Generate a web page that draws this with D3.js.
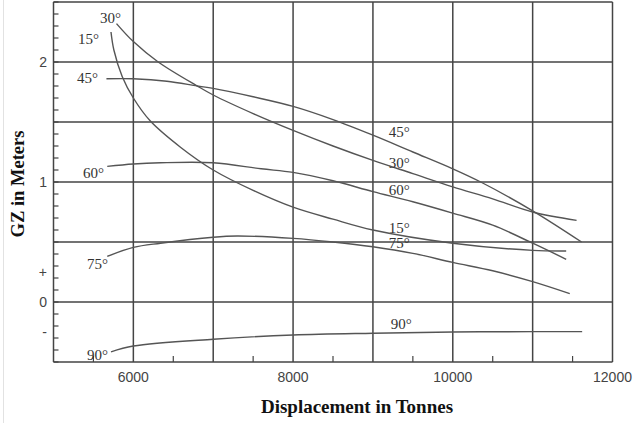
<!DOCTYPE html>
<html>
<head>
<meta charset="utf-8">
<script src="https://cdn.jsdelivr.net/npm/d3@7"></script>
<style>
  html, body { margin: 0; padding: 0; background: #fff; }
  svg { display: block; }
</style>
</head>
<body>
<svg id="chart" width="642" height="423"></svg>
<script>
// ---- data (Displacement in tonnes, GZ in metres) ----
const curve15 = [[5720,2.25],[5756,2.10],[5860,1.88],[6000,1.70],[6210,1.51],[6590,1.29],[7000,1.10],[7500,0.93],[8000,0.79],[8500,0.69],[9000,0.60],[10000,0.49],[11000,0.43],[11420,0.425]];
const curve30 = [[5789,2.32],[6000,2.17],[6311,2.00],[6800,1.80],[7000,1.725],[7500,1.57],[8000,1.43],[8500,1.30],[9000,1.18],[9500,1.07],[10000,0.96],[10500,0.86],[11000,0.75],[11550,0.68]];
const curve45 = [[5663,1.86],[6000,1.86],[6420,1.84],[6800,1.80],[7000,1.78],[7500,1.71],[8000,1.63],[8500,1.52],[9000,1.39],[9500,1.25],[10000,1.11],[10350,1.00],[11000,0.76],[11613,0.50]];
const curve60 = [[5673,1.13],[6000,1.15],[6340,1.16],[7000,1.16],[7600,1.11],[8000,1.08],[8500,1.01],[9000,0.92],[9500,0.835],[10000,0.74],[10500,0.64],[11000,0.49],[11420,0.356]];
const curve75 = [[5673,0.38],[6000,0.455],[6340,0.49],[7000,0.54],[7300,0.55],[8000,0.53],[8500,0.50],[9000,0.46],[9500,0.405],[10000,0.33],[10500,0.26],[11000,0.17],[11465,0.07]];
const curve90 = [[5720,-0.415],[6000,-0.367],[7000,-0.31],[8000,-0.275],[9000,-0.26],[10000,-0.25],[11000,-0.247],[11620,-0.247]];
const curves = [curve15, curve30, curve45, curve60, curve75, curve90];

// curve labels: text, displacement, GZ (anchor in data units)
const labelTexts = ["30°","15°","45°","60°","75°","90°","45°","30°","60°","15°","75°","90°"];
const labelX = [5583,5307,5295,5370,5420,5420,9197,9197,9197,9197,9197,9222];
const labelY = [2.325,2.15,1.825,1.033,0.275,-0.483,1.375,1.117,0.892,0.575,0.45,-0.225];

const xMajorTicks = [6000,7000,8000,9000,10000,11000,12000];
const xLabelTicks = [6000,8000,10000,12000];
const xMinorTicks = [5500,6500,7500,8500,9500,10500,11500];
const yGridTicks = [-0.5,0,0.5,1,1.5,2,2.5];
const yTickValues = [2,1,0.25,0,-0.25];
const yTickLabels = ["2","1","+","0","-"];
const yMinorTicks = d3.range(-5,26).map(d => d/10);

const xTitle = "Displacement in Tonnes";
const yTitle = "GZ in Meters";

// ---- drawing ----
const svg = d3.select("#chart");
const x = d3.scaleLinear().domain([5000,12000]).range([53.5,612.5]);
const y = d3.scaleLinear().domain([-0.5,2.5]).range([362,2]);

// faint outer frame line on the left
svg.append("line").attr("x1",3.5).attr("x2",3.5).attr("y1",0).attr("y2",423)
  .attr("stroke","#e2e2e2").attr("stroke-width",1);

const grid = svg.append("g").attr("stroke","#444").attr("stroke-width",1.5);
grid.selectAll("line.v").data(xMajorTicks).join("line")
  .attr("x1",d=>x(d)).attr("x2",d=>x(d)).attr("y1",y(2.5)).attr("y2",y(-0.5));
grid.selectAll("line.h").data(yGridTicks).join("line")
  .attr("x1",x(5000)).attr("x2",x(12000)).attr("y1",d=>y(d)).attr("y2",d=>y(d));
// left axis
grid.append("line").attr("x1",x(5000)).attr("x2",x(5000)).attr("y1",y(2.5)).attr("y2",y(-0.5));

// minor ticks
const ticks = svg.append("g").attr("stroke","#444").attr("stroke-width",1.2);
ticks.selectAll("line.ym").data(yMinorTicks).join("line")
  .attr("x1",x(5000)).attr("x2",x(5000)+5).attr("y1",d=>y(d)).attr("y2",d=>y(d));
ticks.selectAll("line.xm").data(xMinorTicks).join("line")
  .attr("x1",d=>x(d)).attr("x2",d=>x(d)).attr("y1",y(-0.5)).attr("y2",y(-0.5)-6);

// tick labels
svg.append("g").selectAll("text").data(xLabelTicks).join("text")
  .attr("x",d=>x(d)).attr("y",382).attr("text-anchor","middle")
  .attr("font-family","Liberation Sans, Arial, sans-serif").attr("font-size",14)
  .attr("fill","#444").text(d=>d);
svg.append("g").selectAll("text").data(yTickValues).join("text")
  .attr("x",47).attr("y",d=>y(d)).attr("dy","0.35em").attr("text-anchor","end")
  .attr("font-family","Liberation Sans, Arial, sans-serif").attr("font-size",14)
  .attr("fill","#444").text((d,i)=>yTickLabels[i]);

// curves
const line = d3.line().x(d=>x(d[0])).y(d=>y(d[1])).curve(d3.curveCatmullRom.alpha(0.5));
svg.append("g").selectAll("path").data(curves).join("path")
  .attr("d",line).attr("fill","none").attr("stroke","#555").attr("stroke-width",1.4);

// curve labels
svg.append("g").selectAll("text").data(labelTexts).join("text")
  .attr("x",(d,i)=>x(labelX[i])).attr("y",(d,i)=>y(labelY[i]))
  .attr("font-family","Liberation Serif, Times New Roman, serif").attr("font-size",15)
  .attr("fill","#333").text(d=>d);

// axis titles
svg.append("text").attr("x",357).attr("y",413).attr("text-anchor","middle")
  .attr("font-family","Liberation Serif, Times New Roman, serif").attr("font-weight","bold")
  .attr("font-size",19).attr("fill","#111").text(xTitle);
svg.append("text").attr("transform","translate(24,184) rotate(-90)").attr("text-anchor","middle")
  .attr("font-family","Liberation Serif, Times New Roman, serif").attr("font-weight","bold")
  .attr("font-size",18.5).attr("fill","#111").text(yTitle);
</script>
</body>
</html>
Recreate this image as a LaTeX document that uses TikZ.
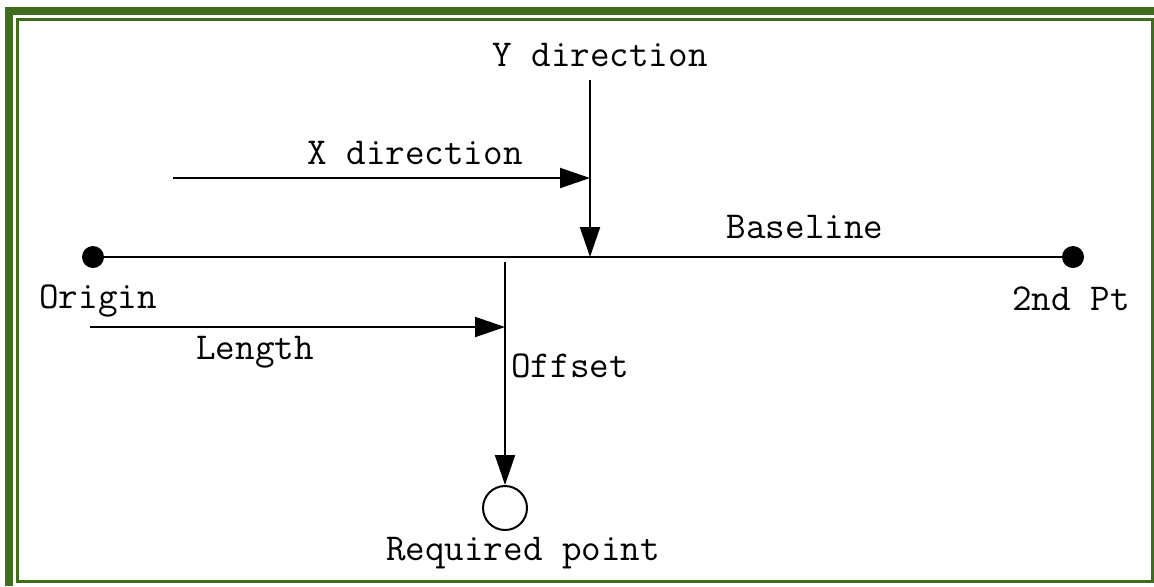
\documentclass[tikz,border=0pt]{standalone}
\usepackage{fontspec}
\usepackage{xcolor}
\usetikzlibrary{arrows.meta, positioning}
\definecolor{framegreen}{HTML}{416C1E}

\begin{document}
\begin{tikzpicture}[
    x=0.5pt, y=-0.5pt,
    lbl/.style={inner sep=0pt, font=\fontsize{19}{22}\selectfont\ttfamily},
    pt/.style={circle, fill=black, inner sep=0pt, minimum size=11pt},
    goal/.style={circle, draw=black, line width=1pt, fill=white, inner sep=0pt, minimum size=22pt},
    ln/.style={line width=1pt, color=black},
    arr/.style={-{Triangle[length=15pt, width=10pt]}, line width=1pt, color=black}
]
\useasboundingbox (0,0) rectangle (1154,586);

% frame
\draw[framegreen, line width=4pt] (9,586) -- (9,11) -- (1154,11);
\draw[framegreen, line width=1.5pt] (17.5,19.5) rectangle (1152.5,581.5);

% end points of the baseline
\node[pt] (origin) at (93,257) {};
\node[pt] (second) at (1073,257) {};
\node[lbl, below=8pt of origin, xshift=2.5pt] (origintxt) {Origin};
\node[lbl, below=9pt of second, xshift=-1pt] (secondtxt) {2nd Pt};

% required point
\node[goal] (req) at (505,508) {};
\node[lbl, below=3pt of req, xshift=9pt] (reqtxt) {Required point};

% labels
\node[lbl] (basetxt) at (805,227) {Baseline};
\node[lbl] (ytxt) at (600,55) {Y direction};
\node[lbl] (xtxt) at (415,153) {X direction};
\node[lbl] (lentxt) at (255,352) {Length};
\node[lbl] (offtxt) at (570,366) {Offset};

\coordinate (ytop) at (590,80);
\coordinate (ybase) at (590,257);
\coordinate (xstart) at (173,178);
\coordinate (xend) at (ybase |- xstart);
\coordinate (offtop) at (505,262);
\coordinate (lenstart) at (90,327);
\coordinate (lenend) at (offtop |- lenstart);

% baseline and directions
\draw[ln] (origin) -- (second);
\draw[arr] (ytop) -- (ybase);
\draw[arr] (xstart) -- (xend);

% length and offset
\draw[arr] (lenstart) -- (lenend);
\draw[arr] (offtop) -- (req);

\end{tikzpicture}
\end{document}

═══

## Task statement
Please quote the lines of the material, beginning with the first and ending with the one that contains "curve60, curve75, curve90];", exactly as written and without any pictures.

## Completed task
Generate a web page that draws this with D3.js.
<!DOCTYPE html>
<html>
<head>
<meta charset="utf-8">
<script src="https://cdn.jsdelivr.net/npm/d3@7"></script>
<style>
  html, body { margin: 0; padding: 0; background: #fff; }
  svg { display: block; }
</style>
</head>
<body>
<svg id="chart" width="642" height="423"></svg>
<script>
// ---- data (Displacement in tonnes, GZ in metres) ----
const curve15 = [[5720,2.25],[5756,2.10],[5860,1.88],[6000,1.70],[6210,1.51],[6590,1.29],[7000,1.10],[7500,0.93],[8000,0.79],[8500,0.69],[9000,0.60],[10000,0.49],[11000,0.43],[11420,0.425]];
const curve30 = [[5789,2.32],[6000,2.17],[6311,2.00],[6800,1.80],[7000,1.725],[7500,1.57],[8000,1.43],[8500,1.30],[9000,1.18],[9500,1.07],[10000,0.96],[10500,0.86],[11000,0.75],[11550,0.68]];
const curve45 = [[5663,1.86],[6000,1.86],[6420,1.84],[6800,1.80],[7000,1.78],[7500,1.71],[8000,1.63],[8500,1.52],[9000,1.39],[9500,1.25],[10000,1.11],[10350,1.00],[11000,0.76],[11613,0.50]];
const curve60 = [[5673,1.13],[6000,1.15],[6340,1.16],[7000,1.16],[7600,1.11],[8000,1.08],[8500,1.01],[9000,0.92],[9500,0.835],[10000,0.74],[10500,0.64],[11000,0.49],[11420,0.356]];
const curve75 = [[5673,0.38],[6000,0.455],[6340,0.49],[7000,0.54],[7300,0.55],[8000,0.53],[8500,0.50],[9000,0.46],[9500,0.405],[10000,0.33],[10500,0.26],[11000,0.17],[11465,0.07]];
const curve90 = [[5720,-0.415],[6000,-0.367],[7000,-0.31],[8000,-0.275],[9000,-0.26],[10000,-0.25],[11000,-0.247],[11620,-0.247]];
const curves = [curve15, curve30, curve45, curve60, curve75, curve90];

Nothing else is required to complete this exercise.